--- start of DATA EXCERPT ---

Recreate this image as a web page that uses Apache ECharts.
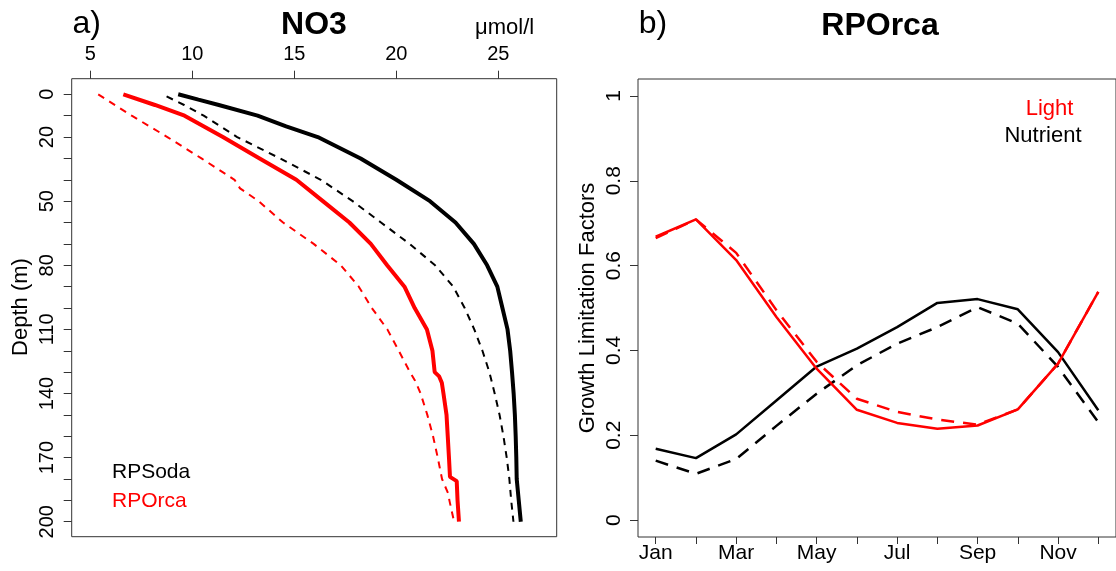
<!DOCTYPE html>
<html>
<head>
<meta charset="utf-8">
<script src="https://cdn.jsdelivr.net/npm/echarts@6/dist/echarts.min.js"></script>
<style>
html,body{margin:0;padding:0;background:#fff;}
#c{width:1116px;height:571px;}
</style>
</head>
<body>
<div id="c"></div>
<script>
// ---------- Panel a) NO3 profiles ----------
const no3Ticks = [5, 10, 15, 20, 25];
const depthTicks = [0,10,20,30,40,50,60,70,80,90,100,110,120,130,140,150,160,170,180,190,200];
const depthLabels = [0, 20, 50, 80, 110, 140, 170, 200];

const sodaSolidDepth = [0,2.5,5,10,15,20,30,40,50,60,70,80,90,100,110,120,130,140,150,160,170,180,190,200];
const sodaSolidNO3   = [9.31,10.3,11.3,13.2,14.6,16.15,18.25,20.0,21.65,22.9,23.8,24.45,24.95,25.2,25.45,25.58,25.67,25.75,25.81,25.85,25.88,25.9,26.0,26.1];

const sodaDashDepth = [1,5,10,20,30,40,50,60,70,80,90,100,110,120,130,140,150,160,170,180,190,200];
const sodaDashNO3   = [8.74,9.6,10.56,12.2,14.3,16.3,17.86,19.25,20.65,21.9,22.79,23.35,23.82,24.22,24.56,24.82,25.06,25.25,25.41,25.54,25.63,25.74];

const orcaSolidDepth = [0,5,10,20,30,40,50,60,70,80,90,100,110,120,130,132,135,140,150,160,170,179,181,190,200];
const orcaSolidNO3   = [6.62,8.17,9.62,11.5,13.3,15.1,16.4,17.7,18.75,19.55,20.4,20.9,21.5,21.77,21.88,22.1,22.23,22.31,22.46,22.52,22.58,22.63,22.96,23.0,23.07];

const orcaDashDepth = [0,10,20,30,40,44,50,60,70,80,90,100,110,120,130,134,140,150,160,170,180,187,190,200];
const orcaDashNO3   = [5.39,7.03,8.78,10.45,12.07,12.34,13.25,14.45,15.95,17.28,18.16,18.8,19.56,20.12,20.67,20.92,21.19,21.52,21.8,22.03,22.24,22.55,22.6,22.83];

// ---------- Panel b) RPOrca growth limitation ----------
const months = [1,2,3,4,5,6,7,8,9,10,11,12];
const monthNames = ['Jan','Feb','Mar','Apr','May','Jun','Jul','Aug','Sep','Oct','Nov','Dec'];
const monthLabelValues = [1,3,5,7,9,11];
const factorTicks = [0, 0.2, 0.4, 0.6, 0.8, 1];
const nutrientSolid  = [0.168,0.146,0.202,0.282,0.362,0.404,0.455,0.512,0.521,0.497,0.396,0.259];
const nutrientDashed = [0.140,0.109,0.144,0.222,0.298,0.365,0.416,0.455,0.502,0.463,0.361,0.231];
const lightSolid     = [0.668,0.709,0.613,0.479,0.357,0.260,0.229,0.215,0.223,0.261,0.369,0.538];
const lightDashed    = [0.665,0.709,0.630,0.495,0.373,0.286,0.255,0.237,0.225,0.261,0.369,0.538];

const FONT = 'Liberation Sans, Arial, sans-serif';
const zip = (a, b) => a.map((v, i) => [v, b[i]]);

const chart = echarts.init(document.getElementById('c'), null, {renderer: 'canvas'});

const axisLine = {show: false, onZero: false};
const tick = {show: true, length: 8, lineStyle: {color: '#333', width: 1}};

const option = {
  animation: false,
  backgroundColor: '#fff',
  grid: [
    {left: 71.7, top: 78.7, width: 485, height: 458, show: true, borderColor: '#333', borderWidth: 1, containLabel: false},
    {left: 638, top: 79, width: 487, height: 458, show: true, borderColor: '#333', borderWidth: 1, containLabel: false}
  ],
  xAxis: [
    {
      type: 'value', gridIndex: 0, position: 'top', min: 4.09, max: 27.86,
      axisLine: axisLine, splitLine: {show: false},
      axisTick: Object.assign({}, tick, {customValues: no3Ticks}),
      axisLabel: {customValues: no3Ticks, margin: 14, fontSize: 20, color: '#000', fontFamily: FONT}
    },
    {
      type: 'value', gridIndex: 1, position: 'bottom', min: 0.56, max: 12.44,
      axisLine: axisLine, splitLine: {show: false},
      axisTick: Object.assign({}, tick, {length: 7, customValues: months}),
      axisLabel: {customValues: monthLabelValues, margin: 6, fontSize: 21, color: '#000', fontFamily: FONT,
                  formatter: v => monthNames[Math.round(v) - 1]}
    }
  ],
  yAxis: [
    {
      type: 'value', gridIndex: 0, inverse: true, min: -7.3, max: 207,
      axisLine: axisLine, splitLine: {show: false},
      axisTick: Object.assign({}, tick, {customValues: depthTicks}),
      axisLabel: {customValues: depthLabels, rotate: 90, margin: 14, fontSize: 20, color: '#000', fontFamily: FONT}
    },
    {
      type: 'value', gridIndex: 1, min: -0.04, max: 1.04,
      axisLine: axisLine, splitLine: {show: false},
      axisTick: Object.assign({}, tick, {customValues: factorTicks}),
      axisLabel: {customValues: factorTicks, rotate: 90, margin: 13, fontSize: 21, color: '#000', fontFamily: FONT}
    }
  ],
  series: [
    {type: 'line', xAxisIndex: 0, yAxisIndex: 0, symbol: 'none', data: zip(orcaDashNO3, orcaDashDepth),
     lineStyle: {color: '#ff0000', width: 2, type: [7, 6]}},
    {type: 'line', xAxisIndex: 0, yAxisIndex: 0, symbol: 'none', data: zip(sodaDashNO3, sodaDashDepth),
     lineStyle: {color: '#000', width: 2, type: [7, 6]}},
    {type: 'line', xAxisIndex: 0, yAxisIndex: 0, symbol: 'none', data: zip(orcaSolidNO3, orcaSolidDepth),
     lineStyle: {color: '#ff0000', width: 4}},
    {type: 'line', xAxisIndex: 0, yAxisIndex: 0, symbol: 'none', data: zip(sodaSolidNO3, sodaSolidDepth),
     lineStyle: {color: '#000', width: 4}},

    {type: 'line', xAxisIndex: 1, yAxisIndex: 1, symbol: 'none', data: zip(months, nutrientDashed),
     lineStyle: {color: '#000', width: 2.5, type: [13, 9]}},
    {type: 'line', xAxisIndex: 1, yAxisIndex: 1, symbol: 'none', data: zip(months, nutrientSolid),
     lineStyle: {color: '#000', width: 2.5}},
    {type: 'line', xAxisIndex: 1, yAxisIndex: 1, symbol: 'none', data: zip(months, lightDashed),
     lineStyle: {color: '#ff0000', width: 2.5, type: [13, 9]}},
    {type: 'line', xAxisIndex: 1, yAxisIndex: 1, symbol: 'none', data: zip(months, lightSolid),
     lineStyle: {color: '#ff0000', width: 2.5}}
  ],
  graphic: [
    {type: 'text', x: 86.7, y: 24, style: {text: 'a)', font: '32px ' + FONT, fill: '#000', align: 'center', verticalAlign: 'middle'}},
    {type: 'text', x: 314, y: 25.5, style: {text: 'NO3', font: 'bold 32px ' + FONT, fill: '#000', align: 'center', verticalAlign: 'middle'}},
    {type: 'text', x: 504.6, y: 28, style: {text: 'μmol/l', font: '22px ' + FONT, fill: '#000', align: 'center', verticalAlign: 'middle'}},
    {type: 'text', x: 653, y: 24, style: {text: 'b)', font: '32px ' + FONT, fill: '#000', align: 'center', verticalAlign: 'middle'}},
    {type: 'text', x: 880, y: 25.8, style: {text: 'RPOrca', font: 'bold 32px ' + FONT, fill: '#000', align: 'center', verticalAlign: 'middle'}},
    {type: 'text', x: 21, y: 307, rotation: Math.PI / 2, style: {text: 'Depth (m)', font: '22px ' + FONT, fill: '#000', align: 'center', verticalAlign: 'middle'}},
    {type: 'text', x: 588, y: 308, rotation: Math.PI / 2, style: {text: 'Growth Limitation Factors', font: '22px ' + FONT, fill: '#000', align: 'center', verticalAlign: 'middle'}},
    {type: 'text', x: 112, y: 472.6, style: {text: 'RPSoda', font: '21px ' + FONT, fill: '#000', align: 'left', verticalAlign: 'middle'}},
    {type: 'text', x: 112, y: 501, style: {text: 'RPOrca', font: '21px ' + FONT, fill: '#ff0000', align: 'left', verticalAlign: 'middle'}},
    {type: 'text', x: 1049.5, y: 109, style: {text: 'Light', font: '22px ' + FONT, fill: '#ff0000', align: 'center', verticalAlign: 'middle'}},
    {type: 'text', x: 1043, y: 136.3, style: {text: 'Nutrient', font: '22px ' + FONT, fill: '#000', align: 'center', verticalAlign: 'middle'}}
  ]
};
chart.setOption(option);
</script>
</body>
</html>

--- end of DATA EXCERPT ---

Copy nothing but the lines from the top of the material through the line holding "const depthLabels = [0, 20, 50, 80, 110, 140, 170, 200];", exactly as written; omit pictures.

Recreate this image as a web page that uses Apache ECharts.
<!DOCTYPE html>
<html>
<head>
<meta charset="utf-8">
<script src="https://cdn.jsdelivr.net/npm/echarts@6/dist/echarts.min.js"></script>
<style>
html,body{margin:0;padding:0;background:#fff;}
#c{width:1116px;height:571px;}
</style>
</head>
<body>
<div id="c"></div>
<script>
// ---------- Panel a) NO3 profiles ----------
const no3Ticks = [5, 10, 15, 20, 25];
const depthTicks = [0,10,20,30,40,50,60,70,80,90,100,110,120,130,140,150,160,170,180,190,200];
const depthLabels = [0, 20, 50, 80, 110, 140, 170, 200];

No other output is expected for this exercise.